Why won’t you properly fund outpatient services and ensure that the money is ringfenced?

My daughter has been home now for over 4 months and because she’s turned 18 she has been abruptly transferred to adult services and thus begins the long and often difficult process of getting to know and trust new health care professionals. During her time under CAMHS she has received no continuity of care but instead been sent around the country and beyond to no fewer than 7 teams of professionals. You only need to read the NICE guidelines for the evidence of how appallingly detrimental that is to recovery. So tell me Mr Hunt;

Do you really think this acceptable and that parity of esteem can be a possibility when absence of continuity of care is a stark reality for so many?

No-one should have to endure what my daughter has, and have to face on a daily basis the uncertainty and fear that is a reality for all those in need of extra care from services for their mental health. I wish with all my heart that this wasn’t happening to so many others up and down the country and to those who maybe are not as lucky to have the supportive family I do. Because in spite of our strengths there have been times when the situation has had a profound effect on my own mental health and that of other family members. Because mental health affects all of us and a system at breaking point doesn’t just fail the sufferer but their family and society as a whole.

My daughter has gone through so much in the last five years which has been made so much worse by the failings of the neglected and underfunded mental health system. I am tormented on a daily basis with guilt and great sadness that I didn’t do enough to keep my daughter out on hospital. This is exacerbated by the fact that even when things have gone wrong not one person has ever offered her an apology. When she was sent to an inadequate unit in Cambridge no one said sorry. When she had to wait two months for an admission to a specialist unit, no one said sorry. Even when she was sent 300 miles away to another country no one took responsibility and said it wasn’t good enough.

Mr Hunt do you think you could hold up your hands and offer her an apology? It is you after all who has been overseeing the NHS system and who has made the very important decisions which have affected all of us. Do you think also that you could make a solemn promise to our family that no one else will have to endure what we have? If you made the decision to at least ringfence the funding that the CCGs receive, that would surely have a definite positive effect.

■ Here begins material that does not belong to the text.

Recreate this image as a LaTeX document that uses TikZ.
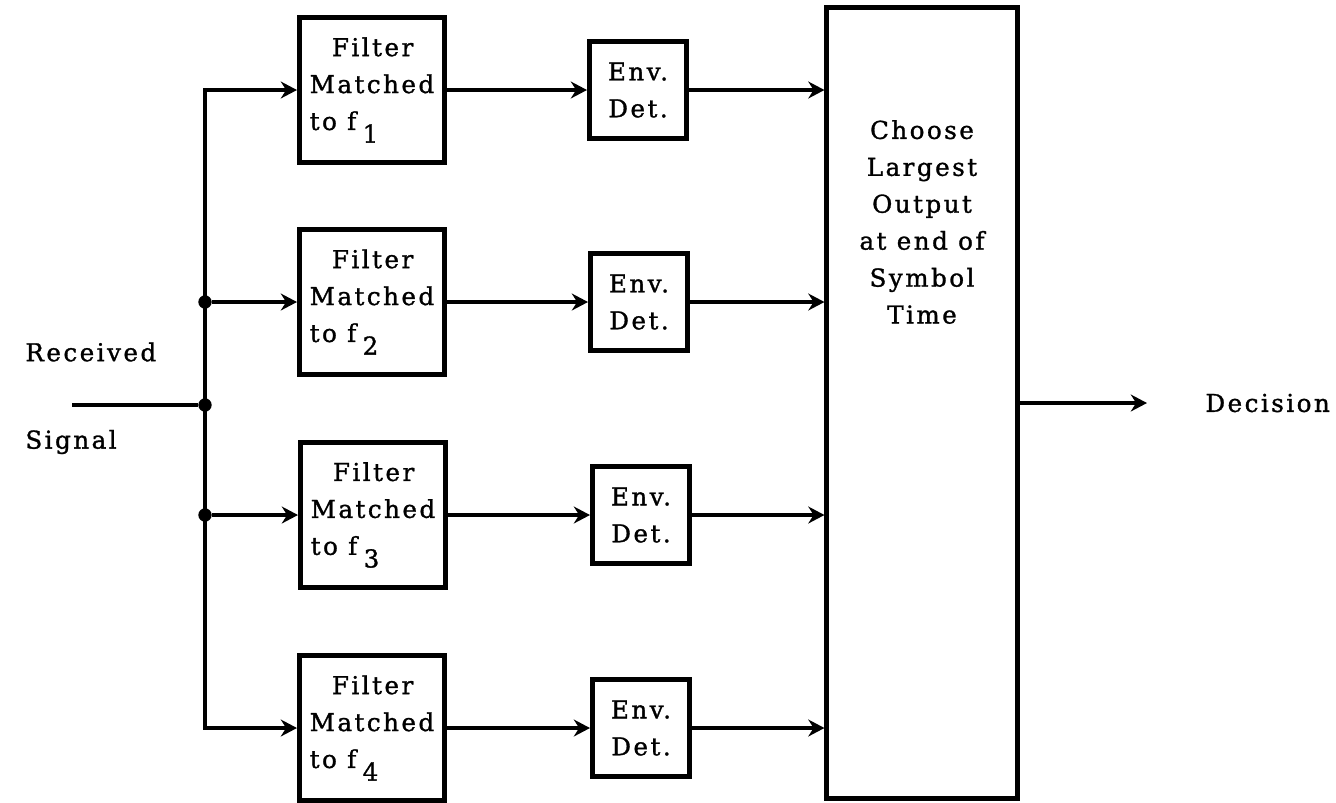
\documentclass[tikz,border=0pt]{standalone}
\usepackage{fontspec}
\setmainfont{DejaVu Serif}[LetterSpace=10,FakeBold=1.2]
\usepackage{tikz}
\usetikzlibrary{arrows.meta,positioning}
\newcommand{\fsub}[1]{f\kern1.8pt\raisebox{-3.6pt}{#1}}
\newcommand{\mfilt}[1]{\hspace*{0.9em}Filter\\Matched\\to \fsub{#1}}
\tikzset{
  blk/.style={draw=black,line width=1.4pt,inner sep=1pt,
              font=\fontsize{7}{10.5}\selectfont},
  fbox/.style={blk,minimum width=1.45cm,minimum height=1.45cm,align=left},
  ebox/.style={blk,minimum width=0.97cm,minimum height=0.97cm,align=center},
  cbox/.style={blk,minimum width=1.9cm,minimum height=7.9cm},
  dot/.style={circle,fill=black,inner sep=0pt,minimum size=3.8pt},
  wire/.style={line width=1.2pt},
  arr/.style={wire,-{Stealth[length=4.6pt,width=4.8pt,inset=1.5pt]}},
  lbl/.style={font=\fontsize{7}{10.5}\selectfont},
}

\begin{document}
\begin{tikzpicture}[x=0.01cm,y=-0.01cm]
  \useasboundingbox (0,0) rectangle (1336,802);

  \node[fbox] (f1) at (372,90)  {\mfilt{1}};
  \node[fbox] (f2) at (372,302) {\mfilt{2}};
  \node[fbox] (f3) at (373,515) {\mfilt{3}};
  \node[fbox] (f4) at (372,728) {\mfilt{4}};

  \node[ebox] (e1) at (638,90)  {Env.\\Det.};
  \node[ebox] (e2) at (639,302) {Env.\\Det.};
  \node[ebox] (e3) at (641,515) {Env.\\Det.};
  \node[ebox] (e4) at (641,728) {Env.\\Det.};

  \node[cbox] (cb) at (922,403) {};
  \node[lbl,align=center] (ct) at (922,222)
    {Choose\\Largest\\Output\\at end of\\Symbol\\Time};

  \node[lbl,anchor=west] (rcv) at (13,352) {Received};
  \node[lbl,anchor=west] (sig) at (13,442) {Signal};
  \node[lbl,anchor=west] (dec) at (1193,403) {Decision};

  \coordinate (bt) at (205,90);
  \coordinate (bb) at (205,728);
  \coordinate (rin) at (72,405);
  \coordinate (dout) at (1147,403);
  \node[dot] (j2) at (205,302) {};
  \node[dot] (j0) at (205,405) {};
  \node[dot] (j3) at (205,515) {};

  \draw[wire] (rin) -- (j0);
  \draw[arr] (bb) |- (f1);
  \draw[arr] (bt) |- (f4);
  \draw[arr] (j2) -- (f2);
  \draw[arr] (j3) -- (f3);
  \foreach \i in {1,...,4}{
    \draw[arr] (f\i) -- (e\i);
    \draw[arr] (e\i) -- (e\i -| cb.west);
  }
  \draw[arr] (cb.east) -- (dout);
\end{tikzpicture}
\end{document}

I would also be grateful if you’d reschedule my appointment with you. Do you remember we had it booked for May, with a junior member of your team, but it was cancelled due to the unexpected election? I understand from my MP Anna Soubry that you were pretty keen for us to share our expertise and ideas. Would you be good enough to honour this meeting yourself?

Thank you for taking the time to read this letter which I have shared openly. I look forward to hearing from you.